Job - Set down the data below from its first line to the line holding "0.15], [1, 0]];", inclusive; omit all pictures.

Information provided -
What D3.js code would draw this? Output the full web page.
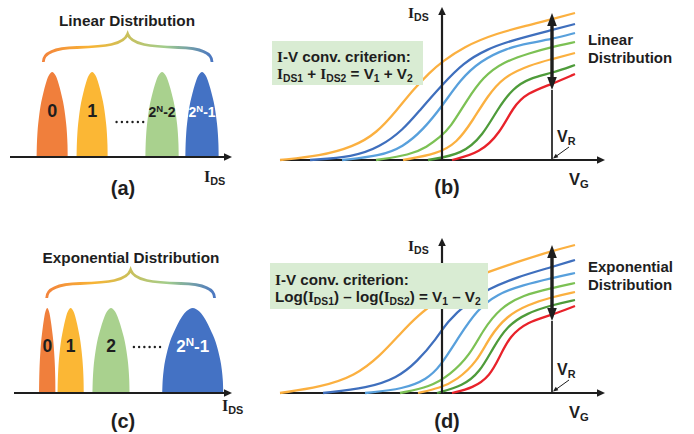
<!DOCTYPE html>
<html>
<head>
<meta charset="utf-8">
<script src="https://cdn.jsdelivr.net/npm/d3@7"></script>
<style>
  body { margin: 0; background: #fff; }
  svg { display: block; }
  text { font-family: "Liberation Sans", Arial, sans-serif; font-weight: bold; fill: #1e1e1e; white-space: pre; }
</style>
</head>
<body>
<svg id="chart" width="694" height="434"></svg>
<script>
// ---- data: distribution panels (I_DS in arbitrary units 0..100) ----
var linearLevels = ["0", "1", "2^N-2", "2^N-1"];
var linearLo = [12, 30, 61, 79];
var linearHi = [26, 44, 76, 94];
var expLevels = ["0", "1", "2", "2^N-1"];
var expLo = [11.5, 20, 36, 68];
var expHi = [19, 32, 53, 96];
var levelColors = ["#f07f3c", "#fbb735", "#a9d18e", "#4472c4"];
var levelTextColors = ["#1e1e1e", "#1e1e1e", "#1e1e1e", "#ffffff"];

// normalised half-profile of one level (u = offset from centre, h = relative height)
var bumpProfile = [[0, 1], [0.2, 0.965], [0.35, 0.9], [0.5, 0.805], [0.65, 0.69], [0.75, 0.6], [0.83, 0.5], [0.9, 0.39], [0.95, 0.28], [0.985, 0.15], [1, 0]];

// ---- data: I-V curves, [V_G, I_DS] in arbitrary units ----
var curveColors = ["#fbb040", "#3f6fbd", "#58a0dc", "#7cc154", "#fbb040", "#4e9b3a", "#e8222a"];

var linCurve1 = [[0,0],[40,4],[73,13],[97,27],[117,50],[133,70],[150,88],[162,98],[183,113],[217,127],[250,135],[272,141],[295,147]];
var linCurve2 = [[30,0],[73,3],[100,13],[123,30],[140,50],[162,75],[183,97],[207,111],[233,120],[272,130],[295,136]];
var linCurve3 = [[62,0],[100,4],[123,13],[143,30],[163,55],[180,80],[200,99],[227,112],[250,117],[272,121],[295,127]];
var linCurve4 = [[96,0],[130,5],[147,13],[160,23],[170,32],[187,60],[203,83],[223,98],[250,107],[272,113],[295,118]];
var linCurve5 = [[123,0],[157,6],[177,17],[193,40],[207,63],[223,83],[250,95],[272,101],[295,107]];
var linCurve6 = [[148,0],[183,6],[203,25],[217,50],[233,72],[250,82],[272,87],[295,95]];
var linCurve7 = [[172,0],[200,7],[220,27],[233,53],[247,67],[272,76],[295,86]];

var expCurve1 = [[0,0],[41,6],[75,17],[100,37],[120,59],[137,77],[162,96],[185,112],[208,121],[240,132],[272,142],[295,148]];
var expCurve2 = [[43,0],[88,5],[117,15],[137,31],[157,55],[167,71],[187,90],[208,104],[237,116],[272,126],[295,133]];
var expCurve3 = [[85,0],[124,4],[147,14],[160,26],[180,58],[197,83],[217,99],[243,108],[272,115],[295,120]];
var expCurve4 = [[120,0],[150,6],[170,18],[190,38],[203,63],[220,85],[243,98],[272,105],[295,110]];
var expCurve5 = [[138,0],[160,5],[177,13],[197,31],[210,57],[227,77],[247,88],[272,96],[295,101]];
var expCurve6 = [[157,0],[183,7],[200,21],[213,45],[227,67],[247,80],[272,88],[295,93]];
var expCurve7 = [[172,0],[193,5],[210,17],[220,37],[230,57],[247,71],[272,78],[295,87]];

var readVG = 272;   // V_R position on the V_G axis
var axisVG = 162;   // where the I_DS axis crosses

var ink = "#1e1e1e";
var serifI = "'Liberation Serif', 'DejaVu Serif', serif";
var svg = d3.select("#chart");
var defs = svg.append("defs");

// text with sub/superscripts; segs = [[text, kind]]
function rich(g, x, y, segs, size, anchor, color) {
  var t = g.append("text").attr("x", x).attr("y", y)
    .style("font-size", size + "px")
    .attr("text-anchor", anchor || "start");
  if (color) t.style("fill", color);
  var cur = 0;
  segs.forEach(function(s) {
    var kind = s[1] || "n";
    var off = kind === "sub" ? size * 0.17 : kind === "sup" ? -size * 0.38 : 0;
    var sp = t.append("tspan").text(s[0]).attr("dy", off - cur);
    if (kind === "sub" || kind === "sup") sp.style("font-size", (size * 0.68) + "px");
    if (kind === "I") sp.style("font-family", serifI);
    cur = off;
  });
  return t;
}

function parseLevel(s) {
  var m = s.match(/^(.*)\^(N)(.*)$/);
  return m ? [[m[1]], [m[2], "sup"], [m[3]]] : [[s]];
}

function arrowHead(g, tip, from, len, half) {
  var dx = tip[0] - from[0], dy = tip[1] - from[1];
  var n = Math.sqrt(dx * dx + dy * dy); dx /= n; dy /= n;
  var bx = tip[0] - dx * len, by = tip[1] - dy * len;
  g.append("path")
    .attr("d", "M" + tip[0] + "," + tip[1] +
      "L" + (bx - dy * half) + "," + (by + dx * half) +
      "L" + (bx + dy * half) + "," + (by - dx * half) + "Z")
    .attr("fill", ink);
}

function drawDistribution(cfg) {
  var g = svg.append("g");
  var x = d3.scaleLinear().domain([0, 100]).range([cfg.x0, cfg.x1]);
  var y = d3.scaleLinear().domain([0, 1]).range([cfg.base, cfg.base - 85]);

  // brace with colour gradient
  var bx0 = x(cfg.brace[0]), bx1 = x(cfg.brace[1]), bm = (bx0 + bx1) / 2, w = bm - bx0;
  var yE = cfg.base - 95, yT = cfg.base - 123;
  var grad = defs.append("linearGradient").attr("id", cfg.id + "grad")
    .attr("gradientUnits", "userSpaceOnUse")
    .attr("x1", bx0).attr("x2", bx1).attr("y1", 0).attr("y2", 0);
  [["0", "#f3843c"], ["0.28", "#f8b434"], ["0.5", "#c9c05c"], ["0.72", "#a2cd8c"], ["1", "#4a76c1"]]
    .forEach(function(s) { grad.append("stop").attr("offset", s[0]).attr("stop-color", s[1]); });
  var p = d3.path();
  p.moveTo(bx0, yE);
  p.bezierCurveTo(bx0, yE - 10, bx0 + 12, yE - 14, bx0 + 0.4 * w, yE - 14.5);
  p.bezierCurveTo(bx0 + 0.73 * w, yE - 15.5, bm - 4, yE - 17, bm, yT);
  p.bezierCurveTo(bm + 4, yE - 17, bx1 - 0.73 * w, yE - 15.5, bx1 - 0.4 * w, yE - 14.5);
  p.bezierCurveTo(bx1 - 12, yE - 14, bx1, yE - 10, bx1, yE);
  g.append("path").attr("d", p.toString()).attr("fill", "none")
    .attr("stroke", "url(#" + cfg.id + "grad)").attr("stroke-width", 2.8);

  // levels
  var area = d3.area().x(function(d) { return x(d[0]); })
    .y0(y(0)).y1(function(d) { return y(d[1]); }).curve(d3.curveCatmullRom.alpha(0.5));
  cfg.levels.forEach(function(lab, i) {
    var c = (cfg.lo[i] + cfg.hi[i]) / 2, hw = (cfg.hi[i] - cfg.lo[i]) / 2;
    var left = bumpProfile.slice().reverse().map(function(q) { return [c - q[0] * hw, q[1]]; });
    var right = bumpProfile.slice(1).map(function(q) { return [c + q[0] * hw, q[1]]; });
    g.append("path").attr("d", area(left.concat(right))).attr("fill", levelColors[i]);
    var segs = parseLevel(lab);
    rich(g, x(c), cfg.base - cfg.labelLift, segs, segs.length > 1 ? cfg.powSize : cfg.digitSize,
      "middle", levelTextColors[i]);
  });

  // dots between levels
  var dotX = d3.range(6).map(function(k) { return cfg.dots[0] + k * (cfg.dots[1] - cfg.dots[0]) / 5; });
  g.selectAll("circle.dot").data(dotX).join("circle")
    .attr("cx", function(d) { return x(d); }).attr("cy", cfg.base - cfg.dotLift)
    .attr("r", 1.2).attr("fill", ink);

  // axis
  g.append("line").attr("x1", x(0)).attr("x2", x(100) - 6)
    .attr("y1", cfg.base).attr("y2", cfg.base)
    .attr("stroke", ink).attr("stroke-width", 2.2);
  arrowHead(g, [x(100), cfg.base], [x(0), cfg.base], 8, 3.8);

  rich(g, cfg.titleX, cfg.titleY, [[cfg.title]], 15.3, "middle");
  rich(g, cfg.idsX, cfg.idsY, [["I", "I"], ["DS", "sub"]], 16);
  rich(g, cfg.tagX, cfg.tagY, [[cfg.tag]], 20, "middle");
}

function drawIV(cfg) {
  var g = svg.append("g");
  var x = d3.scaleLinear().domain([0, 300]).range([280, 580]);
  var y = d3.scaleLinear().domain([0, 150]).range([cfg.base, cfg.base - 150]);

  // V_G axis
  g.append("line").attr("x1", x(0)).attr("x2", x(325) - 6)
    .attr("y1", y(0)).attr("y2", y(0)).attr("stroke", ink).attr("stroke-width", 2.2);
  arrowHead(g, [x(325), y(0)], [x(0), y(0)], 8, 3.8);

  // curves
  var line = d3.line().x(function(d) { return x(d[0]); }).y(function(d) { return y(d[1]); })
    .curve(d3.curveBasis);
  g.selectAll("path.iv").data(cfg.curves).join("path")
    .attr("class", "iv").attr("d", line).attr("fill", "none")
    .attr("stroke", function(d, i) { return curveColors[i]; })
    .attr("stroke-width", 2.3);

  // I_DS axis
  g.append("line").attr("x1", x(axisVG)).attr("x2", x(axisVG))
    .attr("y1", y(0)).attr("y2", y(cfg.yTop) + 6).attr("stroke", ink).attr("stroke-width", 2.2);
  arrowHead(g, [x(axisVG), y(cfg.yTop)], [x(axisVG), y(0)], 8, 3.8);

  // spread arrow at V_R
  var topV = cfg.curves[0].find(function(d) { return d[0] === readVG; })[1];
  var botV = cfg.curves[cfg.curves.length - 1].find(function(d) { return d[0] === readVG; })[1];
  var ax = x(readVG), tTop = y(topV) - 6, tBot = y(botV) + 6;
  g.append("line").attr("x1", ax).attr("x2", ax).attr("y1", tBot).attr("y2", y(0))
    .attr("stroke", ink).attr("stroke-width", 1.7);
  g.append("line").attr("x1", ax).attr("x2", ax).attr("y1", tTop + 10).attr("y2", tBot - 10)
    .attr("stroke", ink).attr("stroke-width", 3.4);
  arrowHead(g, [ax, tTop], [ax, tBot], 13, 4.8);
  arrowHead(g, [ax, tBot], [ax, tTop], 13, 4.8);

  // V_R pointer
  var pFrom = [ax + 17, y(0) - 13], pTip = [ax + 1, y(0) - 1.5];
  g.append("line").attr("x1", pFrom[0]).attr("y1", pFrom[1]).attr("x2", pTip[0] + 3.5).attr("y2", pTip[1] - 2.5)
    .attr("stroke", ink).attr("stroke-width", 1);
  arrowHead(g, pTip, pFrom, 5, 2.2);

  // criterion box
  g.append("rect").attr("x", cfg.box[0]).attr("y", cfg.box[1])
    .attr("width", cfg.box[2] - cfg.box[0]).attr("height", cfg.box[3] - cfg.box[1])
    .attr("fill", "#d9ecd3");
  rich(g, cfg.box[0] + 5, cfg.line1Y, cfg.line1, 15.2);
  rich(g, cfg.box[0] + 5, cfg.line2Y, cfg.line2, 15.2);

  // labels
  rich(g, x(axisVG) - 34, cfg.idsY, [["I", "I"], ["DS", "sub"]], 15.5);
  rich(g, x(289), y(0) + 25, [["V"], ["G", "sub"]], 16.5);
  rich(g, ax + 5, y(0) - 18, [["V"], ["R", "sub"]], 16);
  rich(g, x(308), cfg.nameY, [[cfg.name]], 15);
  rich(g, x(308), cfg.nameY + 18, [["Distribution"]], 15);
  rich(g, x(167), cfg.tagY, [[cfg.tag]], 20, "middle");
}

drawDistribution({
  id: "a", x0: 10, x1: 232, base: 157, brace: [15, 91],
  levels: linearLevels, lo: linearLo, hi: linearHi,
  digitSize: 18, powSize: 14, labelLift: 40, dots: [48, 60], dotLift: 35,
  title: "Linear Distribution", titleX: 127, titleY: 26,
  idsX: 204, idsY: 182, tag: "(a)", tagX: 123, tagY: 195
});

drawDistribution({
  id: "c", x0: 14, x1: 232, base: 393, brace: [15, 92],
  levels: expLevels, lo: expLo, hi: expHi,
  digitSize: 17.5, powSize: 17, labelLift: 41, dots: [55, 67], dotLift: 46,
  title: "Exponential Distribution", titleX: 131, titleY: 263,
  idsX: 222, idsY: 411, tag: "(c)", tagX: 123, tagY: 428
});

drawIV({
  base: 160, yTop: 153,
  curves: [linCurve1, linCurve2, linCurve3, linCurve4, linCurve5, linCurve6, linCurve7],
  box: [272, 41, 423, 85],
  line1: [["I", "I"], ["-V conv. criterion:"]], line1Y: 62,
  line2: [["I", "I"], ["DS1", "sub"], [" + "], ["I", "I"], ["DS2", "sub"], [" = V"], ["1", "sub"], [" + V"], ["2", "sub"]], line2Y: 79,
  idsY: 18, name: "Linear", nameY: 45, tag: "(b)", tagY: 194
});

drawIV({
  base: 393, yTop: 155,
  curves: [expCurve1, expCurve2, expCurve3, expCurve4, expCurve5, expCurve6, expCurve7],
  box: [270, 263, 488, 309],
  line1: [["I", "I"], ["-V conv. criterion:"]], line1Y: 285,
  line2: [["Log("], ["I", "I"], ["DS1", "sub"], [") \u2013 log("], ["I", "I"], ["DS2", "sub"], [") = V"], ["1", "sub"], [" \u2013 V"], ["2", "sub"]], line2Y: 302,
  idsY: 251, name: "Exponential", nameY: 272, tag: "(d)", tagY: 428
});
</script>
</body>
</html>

Reply -
What D3.js code would draw this? Output the full web page.
<!DOCTYPE html>
<html>
<head>
<meta charset="utf-8">
<script src="https://cdn.jsdelivr.net/npm/d3@7"></script>
<style>
  body { margin: 0; background: #fff; }
  svg { display: block; }
  text { font-family: "Liberation Sans", Arial, sans-serif; font-weight: bold; fill: #1e1e1e; white-space: pre; }
</style>
</head>
<body>
<svg id="chart" width="694" height="434"></svg>
<script>
// ---- data: distribution panels (I_DS in arbitrary units 0..100) ----
var linearLevels = ["0", "1", "2^N-2", "2^N-1"];
var linearLo = [12, 30, 61, 79];
var linearHi = [26, 44, 76, 94];
var expLevels = ["0", "1", "2", "2^N-1"];
var expLo = [11.5, 20, 36, 68];
var expHi = [19, 32, 53, 96];
var levelColors = ["#f07f3c", "#fbb735", "#a9d18e", "#4472c4"];
var levelTextColors = ["#1e1e1e", "#1e1e1e", "#1e1e1e", "#ffffff"];

// normalised half-profile of one level (u = offset from centre, h = relative height)
var bumpProfile = [[0, 1], [0.2, 0.965], [0.35, 0.9], [0.5, 0.805], [0.65, 0.69], [0.75, 0.6], [0.83, 0.5], [0.9, 0.39], [0.95, 0.28], [0.985, 0.15], [1, 0]];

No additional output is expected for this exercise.